The effects of mechanical pruning on fruit yield and quality in 'Star Ruby' grapefruit


Yildirim B., YEŞİLOĞLU T. , Incesu M. , Kamiloglu M., OZGUVEN F., TUZCU O., ...Daha Fazla

JOURNAL OF FOOD AGRICULTURE & ENVIRONMENT, cilt.8, ss.834-838, 2010 (SCI İndekslerine Giren Dergi) identifier identifier

  • Cilt numarası: 8 Konu: 2
  • Basım Tarihi: 2010
  • Dergi Adı: JOURNAL OF FOOD AGRICULTURE & ENVIRONMENT
  • Sayfa Sayıları: ss.834-838

Özet

Increasing the high-quality yield of a cultivated fruit species is an important method for improving its ability to compete in world markets. A high fruit yield and an increase in the proportion of marketable fruit will aid in obtaining the market objectives for the species. To this end, pruning is a very important horticultural practice. Mechanical pruning has numerous advantages over classical pruning, such as enabling control over the tree size and providing mechanization in large and dense orchards that make hand pruning applications difficult and expensive. Mechanical pruning is used widely in developed countries for many horticultural crops including citrus. In Turkey, established citrus orchards generally have dense foliage and planting, making pest and disease management very difficult. It is necessary to improve orchard management and to introduce new technologies to production areas. Thus, the introduction of mechanical pruning into Turkish citrus orchards may have the potential to improve production. In this study, our aim was to determine the effects of mechanical pruning applications on the 'Star Ruby' grapefruit, the most commonly grown grapefruit variety in Turkey. Our pruning treatments included the following: 1) hedging, 2) topping and 3) hedging and topping. The study was carried out with thirteen-year-old Star Ruby grapefruit trees that were budded onto local sour orange (Citrus aurantium L.) rootstock.
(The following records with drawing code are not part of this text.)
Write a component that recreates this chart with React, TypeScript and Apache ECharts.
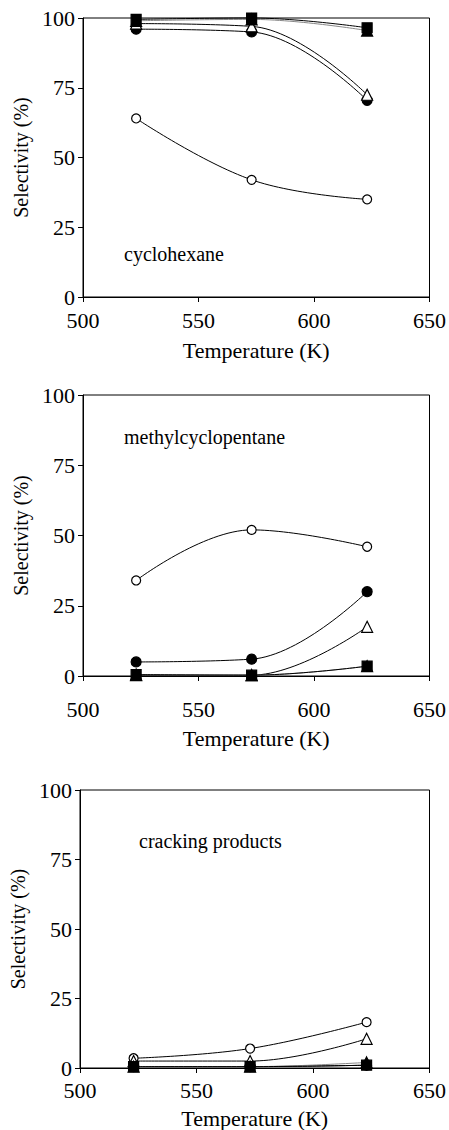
import React, { useEffect, useRef } from "react";
import * as echarts from "echarts";

// Temperatures (K)
const temperatures = [523, 573, 623];
const xTicks = [500, 550, 600, 650];
const yTicks = [0, 25, 50, 75, 100];

// Panel titles
const panelNames = ["cyclohexane", "methylcyclopentane", "cracking products"];

// Selectivity (%) — cyclohexane
const chOpenCircle = [64, 42, 35];
const chFilledCircle = [96, 95, 70.5];
const chOpenTriangle = [98, 97, 72.5];
const chFilledTriangle = [99, 99.5, 95.5];
const chFilledSquare = [99.5, 100, 96.5];

// Selectivity (%) — methylcyclopentane
const mcpOpenCircle = [34, 52, 46];
const mcpFilledCircle = [5, 6, 30];
const mcpOpenTriangle = [0.3, 0.3, 17.5];
const mcpFilledTriangle = [0.5, 0.3, 3.5];
const mcpFilledSquare = [0.5, 0.3, 3.5];

// Selectivity (%) — cracking products
const crOpenCircle = [3.5, 7, 16.5];
const crFilledCircle = [0.5, 0.5, 1];
const crOpenTriangle = [2.5, 2.5, 10.5];
const crFilledTriangle = [0.5, 0.5, 2];
const crFilledSquare = [0.5, 0.5, 1];

const FONT = "Liberation Serif";

export default function App() {
  const ref = useRef<HTMLDivElement>(null);

  useEffect(() => {
    document.body.style.margin = "0";
    if (!ref.current) return;
    const chart = echarts.init(ref.current, null, { renderer: "svg" });

    const grids = [
      { left: 83, top: 18, width: 358, height: 279 },
      { left: 83, top: 395, width: 359, height: 281 },
      { left: 80, top: 790, width: 358, height: 280 },
    ];
    const xNameGaps = [42, 51, 39];
    const xLabelMargins = [12, 22, 11];

    const panels = [
      [chOpenCircle, chFilledCircle, chOpenTriangle, chFilledTriangle, chFilledSquare],
      [mcpOpenCircle, mcpFilledCircle, mcpOpenTriangle, mcpFilledTriangle, mcpFilledSquare],
      [crOpenCircle, crFilledCircle, crOpenTriangle, crFilledTriangle, crFilledSquare],
    ];

    const styles = [
      { symbol: "circle", size: 9, fill: "#fff", line: "#000", z: 3 },
      { symbol: "circle", size: 10, fill: "#000", line: "#000", z: 4 },
      { symbol: "triangle", size: 11, fill: "#fff", line: "#000", z: 5 },
      { symbol: "triangle", size: 11, fill: "#000", line: "#888", z: 6 },
      { symbol: "rect", size: 10, fill: "#000", line: "#000", z: 7 },
    ];

    const series: any[] = [];
    panels.forEach((vals, gi) => {
      vals.forEach((v, si) => {
        const s = styles[si];
        series.push({
          type: "line",
          xAxisIndex: gi,
          yAxisIndex: gi,
          data: temperatures.map((t, k) => [t, v[k]]),
          smooth: 0.4,
          clip: false,
          symbol: s.symbol,
          symbolSize: s.size,
          z: s.z,
          lineStyle: { color: s.line, width: 1 },
          itemStyle: { color: s.fill, borderColor: "#000", borderWidth: 1.2 },
        });
      });
    });

    const option: any = {
      animation: false,
      textStyle: { fontFamily: FONT },
      grid: grids.map((g) => ({
        ...g,
        show: true,
        borderColor: "#000",
        borderWidth: 1,
        backgroundColor: "transparent",
      })),
      xAxis: grids.map((_, i) => ({
        gridIndex: i,
        type: "value",
        min: xTicks[0],
        max: xTicks[xTicks.length - 1],
        interval: xTicks[1] - xTicks[0],
        name: "Temperature (K)",
        nameLocation: "middle",
        nameGap: xNameGaps[i],
        nameTextStyle: { fontFamily: FONT, fontSize: 22, color: "#000" },
        axisLine: { show: true, onZero: false, lineStyle: { color: "#000", width: 1 } },
        axisTick: { show: true, inside: false, length: 5, lineStyle: { color: "#000" } },
        axisLabel: { fontFamily: FONT, fontSize: 22, color: "#000", margin: xLabelMargins[i] },
        splitLine: { show: false },
      })),
      yAxis: grids.map((_, i) => ({
        gridIndex: i,
        type: "value",
        min: yTicks[0],
        max: yTicks[yTicks.length - 1],
        interval: yTicks[1] - yTicks[0],
        name: "Selectivity (%)",
        nameLocation: "middle",
        nameGap: 52,
        nameRotate: 90,
        nameTextStyle: { fontFamily: FONT, fontSize: 20, color: "#000" },
        axisLine: { show: true, lineStyle: { color: "#000", width: 1 } },
        axisTick: { show: true, inside: false, length: 5, lineStyle: { color: "#000" } },
        axisLabel: { fontFamily: FONT, fontSize: 22, color: "#000", margin: 8 },
        splitLine: { show: false },
      })),
      graphic: [
        { type: "text", left: 124, top: 244, style: { text: panelNames[0], fontFamily: FONT, fontSize: 20, fill: "#000" } },
        { type: "text", left: 124, top: 427, style: { text: panelNames[1], fontFamily: FONT, fontSize: 20, fill: "#000" } },
        { type: "text", left: 139, top: 831, style: { text: panelNames[2], fontFamily: FONT, fontSize: 20, fill: "#000" } },
      ],
      series,
    };

    chart.setOption(option);
    return () => chart.dispose();
  }, []);

  return <div ref={ref} style={{ width: 449, height: 1130 }} />;
}
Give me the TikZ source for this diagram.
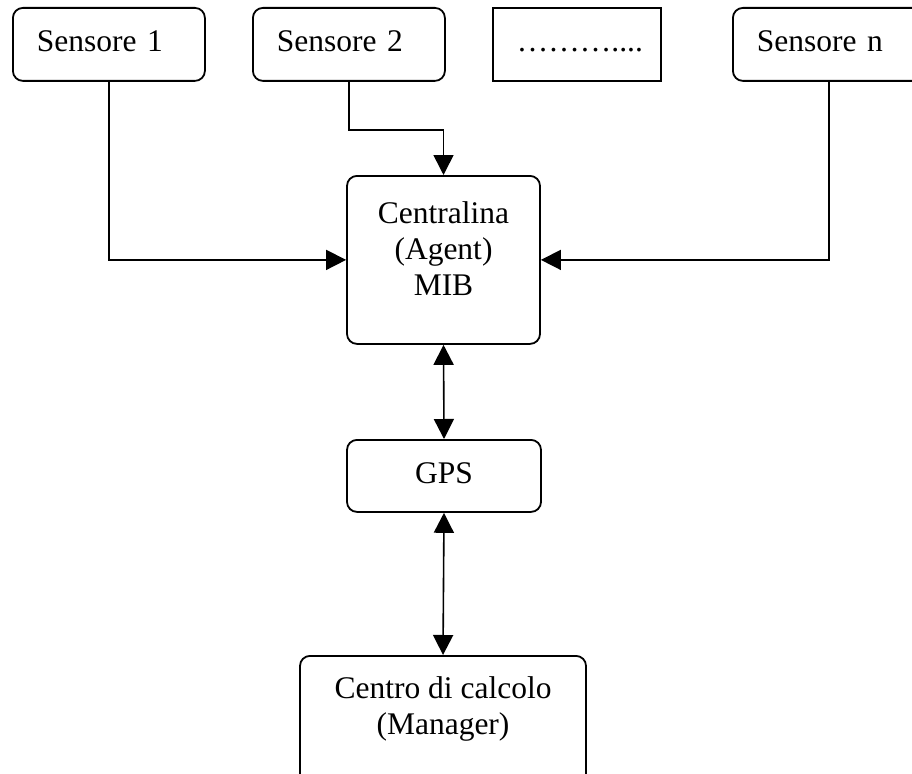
\documentclass[tikz,border=0pt]{standalone}
\usepackage{fontspec}
\setmainfont{Liberation Serif}
\usetikzlibrary{arrows.meta,positioning}

\begin{document}
\begin{tikzpicture}[x=1pt, y=-1pt, >={Triangle[length=20pt,width=20pt]},
    every node/.style={font=\fontsize{31.5}{36}\selectfont},
    box/.style={draw, line width=1.8pt, rounded corners=10pt, inner sep=0pt},
    sensbox/.style={box, anchor=north west, minimum height=73pt, text width=144pt,
      inner xsep=24pt, align=left, text height=22pt, text depth=7pt},
    conn/.style={line width=1.6pt}]
  \useasboundingbox (0,0) rectangle (912,773);

  % Sensors along the top
  \node[sensbox] (s1) at (12,7) {Sensore 1};
  \node[sensbox] (s2) at (252,7) {Sensore 2};
  \node[sensbox, sharp corners, text width=120pt] (sdots) at (492,7) {………....};
  \node[sensbox] (sn) at (732,7) {Sensore n};

  % Agent, GPS and manager
  \node[box, anchor=north, minimum width=193pt, minimum height=168pt, align=center,
    text depth=22pt] (cent) at (443.5,175) {Centralina\\(Agent)\\MIB};
  \node[box, anchor=north, minimum width=194pt, minimum height=72pt,
    text height=22pt, text depth=7pt] (gps) at (444,439) {GPS};
  \node[box, anchor=north, minimum width=286pt, minimum height=130pt, align=center,
    text depth=31pt] (centro) at (443,655) {Centro di calcolo\\(Manager)};

  % Links
  \draw[conn, ->] (s1.south) |- (cent.west);
  \draw[conn, ->] (s2.south) -- ++(0,48) -| (cent.north);
  \draw[conn, ->] (sn.south) |- (cent.east);
  \draw[conn, <->] (cent.south) -- (gps.north);
  \draw[conn, <->] (gps.south) -- (centro.north);
\end{tikzpicture}
\end{document}
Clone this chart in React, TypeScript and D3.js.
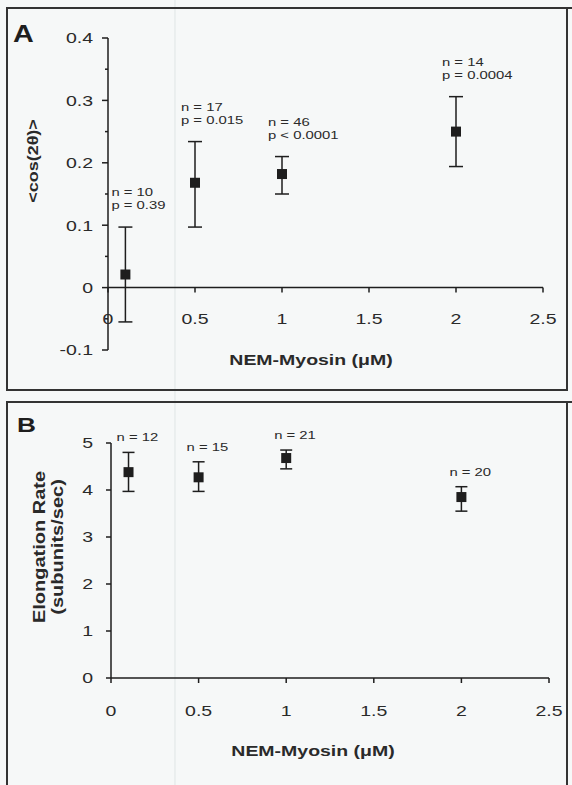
import React from "react";
import * as d3 from "d3";

// Panel A data
const aConc = [0.1, 0.5, 1.0, 2.0];
const aMean = [0.021, 0.168, 0.182, 0.25];
const aLow = [-0.055, 0.097, 0.15, 0.194];
const aHigh = [0.097, 0.234, 0.21, 0.306];
const aN = ["n = 10", "n = 17", "n = 46", "n = 14"];
const aP = ["p = 0.39", "p = 0.015", "p < 0.0001", "p = 0.0004"];
const aYTicks = [-0.1, 0, 0.1, 0.2, 0.3, 0.4];
const aYMinor = [-0.05, 0.05, 0.15, 0.25, 0.35];

// Panel B data
const bConc = [0.1, 0.5, 1.0, 2.0];
const bMean = [4.38, 4.27, 4.68, 3.85];
const bLow = [3.97, 3.97, 4.45, 3.55];
const bHigh = [4.8, 4.6, 4.85, 4.07];
const bN = ["n = 12", "n = 15", "n = 21", "n = 20"];
const bYTicks = [0, 1, 2, 3, 4, 5];

const xTicks = [0, 0.5, 1, 1.5, 2, 2.5];

const FONT = "'Liberation Sans', Arial, sans-serif";
const INK = "#1e1e1e";
const TXT = "#2a2a2a";

type TProps = {
  x: number;
  y: number;
  size: number;
  sx?: number;
  rot?: number;
  anchor?: string;
  bold?: boolean;
  dy?: string;
  fill?: string;
  children: React.ReactNode;
};

function T({ x, y, size, sx = 1.3, rot = 0, anchor = "start", bold = false, dy, fill = TXT, children }: TProps) {
  return (
    <text
      transform={`translate(${x},${y}) rotate(${rot}) scale(${sx},1)`}
      fontSize={size}
      fontWeight={bold ? "bold" : "normal"}
      textAnchor={anchor}
      dy={dy}
      fill={fill}
    >
      {children}
    </text>
  );
}

export default function App() {
  const xA = d3.scaleLinear().domain([0, 2.5]).range([108, 543]);
  const yA = d3.scaleLinear().domain([-0.1, 0.4]).range([350, 38]);
  const xB = d3.scaleLinear().domain([0, 2.5]).range([111, 549]);
  const yB = d3.scaleLinear().domain([0, 5]).range([678, 443]);

  const fmtA = (v: number) => (v === 0 ? "0" : d3.format(".1f")(v).replace("\u2212", "-"));
  const fmtX = (v: number) => (v === 0 ? "0" : d3.format("~g")(v));

  return (
    <svg
      width={572}
      height={785}
      style={{ position: "absolute", left: 0, top: 0 }}
      fontFamily={FONT}
    >
      <rect x={0} y={0} width={572} height={785} fill="#f6f8f8" />
      <line x1={175} x2={175} y1={0} y2={785} stroke="#dfe5e5" strokeWidth={1} />

      {/* Panel A frame */}
      <rect x={7} y={8} width={560} height={382} fill="none" stroke="#333" strokeWidth={2} />
      <line x1={567} x2={572} y1={8} y2={8} stroke="#333" strokeWidth={2} />
      <T x={13} y={42} size={23} bold sx={1.25} fill={INK}>A</T>

      {/* Panel A y axis */}
      <line x1={xA(0)} x2={xA(0)} y1={yA(-0.1)} y2={yA(0.4)} stroke={INK} strokeWidth={1.5} />
      {aYTicks.map((t) => (
        <g key={"ayt" + t}>
          <line x1={xA(0) - 6} x2={xA(0)} y1={yA(t)} y2={yA(t)} stroke={INK} strokeWidth={1.5} />
          <T x={xA(0) - 15} y={yA(t)} dy="0.36em" anchor="end" size={15}>
            {fmtA(t)}
          </T>
        </g>
      ))}
      {aYMinor.map((t) => (
        <line key={"aym" + t} x1={xA(0) - 3} x2={xA(0)} y1={yA(t)} y2={yA(t)} stroke={INK} strokeWidth={1.5} />
      ))}
      {/* Panel A x axis */}
      <line x1={xA(0)} x2={xA(2.5)} y1={yA(0)} y2={yA(0)} stroke={INK} strokeWidth={1.5} />
      {xTicks.map((t) => (
        <g key={"axt" + t}>
          <line x1={xA(t)} x2={xA(t)} y1={yA(0)} y2={yA(0) + 5} stroke={INK} strokeWidth={1.5} />
          <T x={xA(t)} y={yA(0) + 36} anchor="middle" size={15}>
            {fmtX(t)}
          </T>
        </g>
      ))}
      <T x={311} y={365} anchor="middle" size={15} bold>
        NEM-Myosin (μM)
      </T>
      <T x={38} y={161} rot={-90} sx={1.2} anchor="middle" size={15} bold>
        {"<cos(2θ)>"}
      </T>

      {/* Panel A points */}
      {aConc.map((c, i) => (
        <g key={"ap" + i}>
          <line x1={xA(c)} x2={xA(c)} y1={yA(aLow[i])} y2={yA(aHigh[i])} stroke={INK} strokeWidth={1.5} />
          <line x1={xA(c) - 7} x2={xA(c) + 7} y1={yA(aLow[i])} y2={yA(aLow[i])} stroke={INK} strokeWidth={1.5} />
          <line x1={xA(c) - 7} x2={xA(c) + 7} y1={yA(aHigh[i])} y2={yA(aHigh[i])} stroke={INK} strokeWidth={1.5} />
          <rect x={xA(c) - 5} y={yA(aMean[i]) - 5} width={10} height={10} fill={INK} />
        </g>
      ))}
      {/* Panel A annotations */}
      {aConc.map((c, i) => {
        const x0 = xA(c) - 14;
        const yTop = yA(aHigh[i]) - 31;
        return (
          <g key={"aa" + i}>
            <T x={x0} y={yTop} size={11} sx={1.35}>{aN[i]}</T>
            <T x={x0} y={yTop + 13} size={11} sx={1.35}>{aP[i]}</T>
          </g>
        );
      })}

      {/* Panel B frame */}
      <path d="M7,790 L7,402 L567,402 L567,790" fill="none" stroke="#333" strokeWidth={2} />
      <line x1={567} x2={572} y1={402} y2={402} stroke="#333" strokeWidth={2} />
      <T x={17} y={432} size={21} bold sx={1.25} fill={INK}>B</T>

      {/* Panel B y axis */}
      <line x1={xB(0)} x2={xB(0)} y1={yB(0)} y2={yB(5)} stroke={INK} strokeWidth={1.5} />
      {bYTicks.map((t) => (
        <g key={"byt" + t}>
          <line x1={xB(0) - 5} x2={xB(0)} y1={yB(t)} y2={yB(t)} stroke={INK} strokeWidth={1.5} />
          <T x={xB(0) - 18} y={yB(t)} dy="0.36em" anchor="end" size={15}>
            {String(t)}
          </T>
        </g>
      ))}
      {/* Panel B x axis */}
      <line x1={xB(0)} x2={xB(2.5)} y1={yB(0)} y2={yB(0)} stroke={INK} strokeWidth={1.5} />
      {xTicks.map((t) => (
        <g key={"bxt" + t}>
          <line x1={xB(t)} x2={xB(t)} y1={yB(0)} y2={yB(0) + 5} stroke={INK} strokeWidth={1.5} />
          <T x={xB(t)} y={yB(0) + 38} anchor="middle" size={15}>
            {fmtX(t)}
          </T>
        </g>
      ))}
      <T x={313} y={756} anchor="middle" size={15} bold>
        NEM-Myosin (μM)
      </T>
      <T x={45} y={547} rot={-90} sx={1.25} anchor="middle" size={16} bold>
        Elongation Rate
      </T>
      <T x={63} y={547} rot={-90} sx={1.25} anchor="middle" size={16} bold>
        (subunits/sec)
      </T>

      {/* Panel B points */}
      {bConc.map((c, i) => (
        <g key={"bp" + i}>
          <line x1={xB(c)} x2={xB(c)} y1={yB(bLow[i])} y2={yB(bHigh[i])} stroke={INK} strokeWidth={1.5} />
          <line x1={xB(c) - 6} x2={xB(c) + 6} y1={yB(bLow[i])} y2={yB(bLow[i])} stroke={INK} strokeWidth={1.5} />
          <line x1={xB(c) - 6} x2={xB(c) + 6} y1={yB(bHigh[i])} y2={yB(bHigh[i])} stroke={INK} strokeWidth={1.5} />
          <rect x={xB(c) - 5} y={yB(bMean[i]) - 5} width={10} height={10} fill={INK} />
          <T x={xB(c) - 12} y={yB(bHigh[i]) - 11} size={11} sx={1.35}>
            {bN[i]}
          </T>
        </g>
      ))}
    </svg>
  );
}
The trees were planted using semi-dense spacing (8 m x 4 m) in orchards established in Adana between 2004 and 2006. The orchard was then mechanically pruned each year. Our results indicate that the highest yield was obtained from the topping-hedging treatment, while the lowest yield was obtained from the topping treatment. Mechanical pruning, especially the topping treatment, increased the fruit size as compared to the control. Taken together, our results demonstrate that mechanical pruning is a potential option for grapefruit planted in semi-dense orchards. The small decrease in yield due to the mechanical pruning may have been caused by the repeated application over three years.